When the NHL's Black Hockey History Tour stopped in Seattle in early March, Sanders wanted to visit the truck and mobile museum at the Northwest African American Museum (NAAM). His schedule with the Thunderbirds didn't allow him to attend and meet Damon Kwame Mason, director of 'Soul On Ice,' a documentary about black players in hockey from the late 1800s to present-day NHL
Mason, part of the NHL tour, said players like Sanders play a vital role in opening the game to a more diverse group of next generation players: "It's so big, because there are these young kids who are going through and experiencing certain things that they may not know how to deal with.
"When they can look up and see somebody (like Mekai Sanders) doing it at a higher level, they can learn something from him. It's [not practical] for a young black player to say to an older white player, 'How do you deal with racial adversity'. That's not a disrespect to anyone, it's just experiences … It's so important to have these role models out there so they can pass on their knowledge to the younger generation."
Sanders fell in love with hockey when his father, Scott, was transferred to North Vancouver for work. He was just five years old, but started playing more with youth hockey programs and ice time readily available. When Sanders and his family moved back to Washington two years later for another job transfer, the hockey habit was ingrained. Sanders played in the Seattle Juniors hockey program.
"It was a bit different," he recalled. "Kids would get done with school and their friends would all play soccer and football. I'd leave school early and go to hockey practice."
In between long car rides to tournaments around the Northwest, Sanders and his family would routinely attend Thunderbirds games at the accesso ShoWare Center. His favorite NHL team is the Washington Capitals because enjoys watching Alex Ovechkin play-join the crowd, Mekai-- the Thunderbirds made the strongest early impact on Sanders.
"I always wanted to be like these guys," Sanders said. "I pointed out guys on the ice, and said 'look at that guy, I want to be like that guy.' "
He's like those guys now. By age 14, Sanders was a standout player with a decision to make about his hockey journey. He was offered an opportunity to play for Detroit Compuware, a youth hockey association that has produced NHLers such as Hall of Famers Eric Lindros and Mike Modano. Tempting, but Michigan is a long way from Gig Harbor and 14 is a tender age to be leaving home. After much family discussion, Sanders made the leap and has no regrets.
"Sometimes you'd miss home, but I was mostly excited," he said. "It was always fun for me. You had a lot of coaches that knew what they were doing. A lot of players are really fast, it's a fast-paced league with a lot of speed. It was a great opportunity to play against some of the best players in America."
As his initial season in Detroit was winding down in 2018, he was hearing from Western Hockey League teams who had interest in possibly selecting him in the league's spring Bantam Draft (which focuses on players who have completed their 14-year-old season). One of those teams was the Thunderbirds.

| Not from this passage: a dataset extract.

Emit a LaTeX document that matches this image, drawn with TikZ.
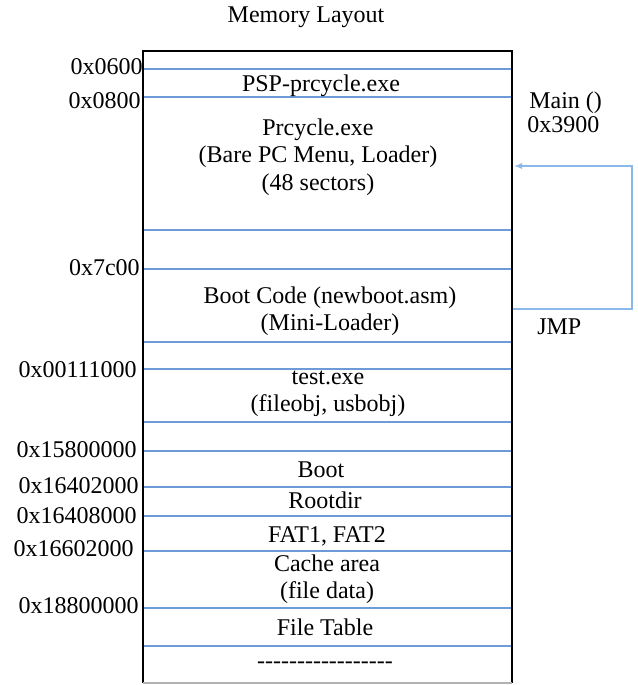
\documentclass[tikz,border=0pt]{standalone}
\usepackage{fontspec}
\setmainfont{Liberation Serif}[Ligatures=TeXOff]
\usepackage{tikz}
\usetikzlibrary{arrows.meta, positioning}
\definecolor{sepblue}{RGB}{110,155,215}
\definecolor{jmpblue}{RGB}{140,185,235}

\begin{document}
\begin{tikzpicture}[x=0.75pt, y=-0.75pt,
  every node/.style={font=\fontsize{18}{20.5}\selectfont, inner sep=0pt},
  addr/.style={anchor=east},
  part/.style={align=center},
  sepline/.style={draw=sepblue, line width=1.1pt},
  jmpline/.style={draw=jmpblue, line width=0.8pt}]
  \useasboundingbox (0,0) rectangle (637,685);
  % Title
  \node (title) at (306,17) {Memory Layout};
  % Outer box
  \draw[line width=1.5pt] (143,683) -- (143,51) -- (512,51) -- (512,683);
  \draw[gray!60, line width=0.8pt] (143,683) -- (512,683);
  % Separators
  \foreach \y in {69, 97, 230, 269, 342, 369, 422, 451, 487, 516, 551, 608, 646} {
    \draw[sepline] (144,\y) -- (511,\y);
  }
  % Addresses
  \foreach \x/\y/\addr in {143/67/0x0600, 141/101/0x0800, 140/268/0x7c00,
      137/370/0x00111000, 137/450/0x15800000, 139/486/0x16402000,
      137/516/0x16408000, 134/549/0x16602000, 139/606/0x18800000} {
    \node[addr] at (\x,\y) {\addr};
  }
  % Contents
  \node[part] (psp) at (321,86) {PSP-prcycle.exe};
  \node[part] (prcycle) at (318,157) {Prcycle.exe\\(Bare PC Menu, Loader)\\(48 sectors)};
  \node[part] (bootcode) at (330,311.5) {Boot Code (newboot.asm)\\(Mini-Loader)};
  \node[part] (test) at (328,393.5) {test.exe\\(fileobj, usbobj)};
  \node[part] (boot) at (321,470) {Boot};
  \node[part] (rootdir) at (325,500) {Rootdir};
  \node[part] (fat) at (327,536) {FAT1, FAT2};
  \node[part] (cache) at (327,579.5) {Cache area\\(file data)};
  \node[part] (filetable) at (325,627) {File Table};
  \node[part] (rest) at (325,665) {-----------------};
  % Jump back to Main ()
  \node[anchor=west] (main) at (529,103) {Main ()};
  \node[anchor=west] (entry) at (527,125) {0x3900};
  \node[anchor=west] (jmp) at (537,327) {JMP};
  \coordinate (jmpfrom) at (513,309);
  \coordinate (jmpto) at (514,166);
  \draw[jmpline, -{Latex[length=6pt,width=4.5pt]}] (jmpfrom) -- ++(119,0) |- (jmpto);
\end{tikzpicture}
\end{document}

As draft day came, Sanders parked in front of a laptop at his father's office to watch the draft unfold. In the ninth round, the Thunderbirds selected him, and he quickly signed.

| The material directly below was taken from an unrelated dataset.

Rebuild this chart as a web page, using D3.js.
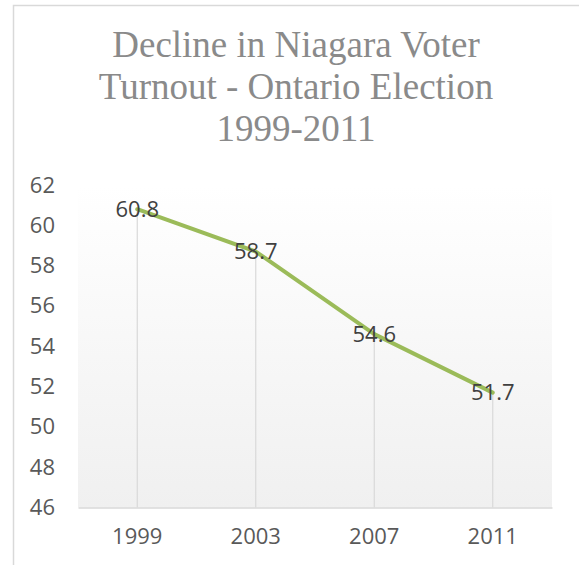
<!DOCTYPE html>
<html>
<head>
<meta charset="utf-8">
<script src="https://cdn.jsdelivr.net/npm/d3@7"></script>
<style>
html,body{margin:0;padding:0;background:#fff;}
svg{display:block;}
</style>
</head>
<body>
<svg id="chart" width="579" height="565"></svg>
<script>
const titleLines = ["Decline in Niagara Voter", "Turnout - Ontario Election", "1999-2011"];
const years = ["1999", "2003", "2007", "2011"];
const turnout = [60.8, 58.7, 54.6, 51.7];
const yTicks = [46, 48, 50, 52, 54, 56, 58, 60, 62];

const svg = d3.select("#chart");
const W = 579, H = 565;
const plot = {left: 78, right: 552, top: 185, bottom: 507.5};

// frame
svg.append("path")
  .attr("d", `M13.5,${H} L13.5,5.5 L${W},5.5`)
  .attr("fill", "none").attr("stroke", "#d9d9d9").attr("stroke-width", 1.5);

// title
const title = svg.append("text")
  .attr("text-anchor", "middle")
  .attr("font-family", "'Liberation Serif', 'DejaVu Serif', serif")
  .attr("font-size", 37)
  .attr("fill", "#8a8a8a");
titleLines.forEach((t, i) => {
  title.append("tspan").attr("x", 296).attr("y", 57 + i * 41.8).text(t);
});

const x = d3.scaleBand().domain(years).range([plot.left, plot.right]);
const y = d3.scaleLinear().domain([46, 62]).range([plot.bottom, plot.top]);

// plot background gradient
const defs = svg.append("defs");
const grad = defs.append("linearGradient").attr("id", "bg").attr("x1", 0).attr("y1", 0).attr("x2", 0).attr("y2", 1);
grad.append("stop").attr("offset", "0%").attr("stop-color", "#ffffff");
grad.append("stop").attr("offset", "100%").attr("stop-color", "#f0f0f0");
svg.append("rect")
  .attr("x", plot.left).attr("y", plot.top)
  .attr("width", plot.right - plot.left).attr("height", plot.bottom - plot.top)
  .attr("fill", "url(#bg)");

// drop lines
svg.append("g").selectAll("line").data(turnout).join("line")
  .attr("x1", (d, i) => x(years[i]) + x.bandwidth() / 2)
  .attr("x2", (d, i) => x(years[i]) + x.bandwidth() / 2)
  .attr("y1", d => y(d))
  .attr("y2", plot.bottom)
  .attr("stroke", "#d9d9d9").attr("stroke-width", 1.2);

// x axis
const xAxis = svg.append("g").attr("transform", `translate(0,${plot.bottom})`)
  .call(d3.axisBottom(x).tickSize(0).tickPadding(21));
xAxis.select(".domain").attr("stroke", "#d9d9d9").attr("stroke-width", 1.5);
xAxis.selectAll("text")
  .attr("font-family", "'Open Sans', sans-serif").attr("font-size", 22).attr("fill", "#595959");

// y axis labels
const yAxis = svg.append("g").attr("transform", `translate(${plot.left},0)`)
  .call(d3.axisLeft(y).tickValues(yTicks).tickSize(0).tickPadding(23));
yAxis.select(".domain").remove();
yAxis.selectAll("text")
  .attr("font-family", "'Open Sans', sans-serif").attr("font-size", 22).attr("fill", "#595959");

// line
const line = d3.line()
  .x((d, i) => x(years[i]) + x.bandwidth() / 2)
  .y(d => y(d));
svg.append("path").datum(turnout)
  .attr("d", line)
  .attr("fill", "none").attr("stroke", "#9bbb59").attr("stroke-width", 4)
  .attr("stroke-linejoin", "round").attr("stroke-linecap", "round");

// data labels
svg.append("g").selectAll("text").data(turnout).join("text")
  .attr("x", (d, i) => x(years[i]) + x.bandwidth() / 2)
  .attr("y", d => y(d))
  .attr("dy", "0.35em")
  .attr("text-anchor", "middle")
  .attr("font-family", "'Open Sans', sans-serif").attr("font-size", 22).attr("fill", "#404040")
  .text(d => d.toFixed(1));
</script>
</body>
</html>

Sanders' Seattle debut was delayed when he suffered a lower-body injury in the team's first preseason game, causing him to miss most of the WHL's first half of the season. He got back on the ice for a New Year's Eve game against the Portland Winterhawks. Four games later, he scored his first WHL goal.
"It was just an unreal feeling," Sanders says of the goal. "Nothing like I'd ever experienced before. I put [the puck] in a case and it's in that case right now."
Sanders played 24 games with Seattle and quickly became a home-crowd favorite. Being a local player helps, but the way he plays is a bigger factor. He skates at a fast pace and shows no fear in throwing a big hit or two.
Sanders is looking forward to improving all aspects of his game as he looks ahead to his second WHL season in the fall. As hockey grows in the Seattle area, Sanders is the latest local player suiting up for a Puget Sound WHL team. He joins Seattle native Brendan Lee in Everett with the Silvertips as locals who were able to stay home to play at the next level. One of NHL Seattle's most important missions is to support regional youth hockey to grow love of the sport plus create more opportunities for top male and female players to stay home while competing at high levels.
Sanders would love to see more players follow suit.
"I think hopefully if I can make a little bit of an impact here and spread some awareness of the WHL and what it's about," he said. "Maybe more kids will be interested in the league."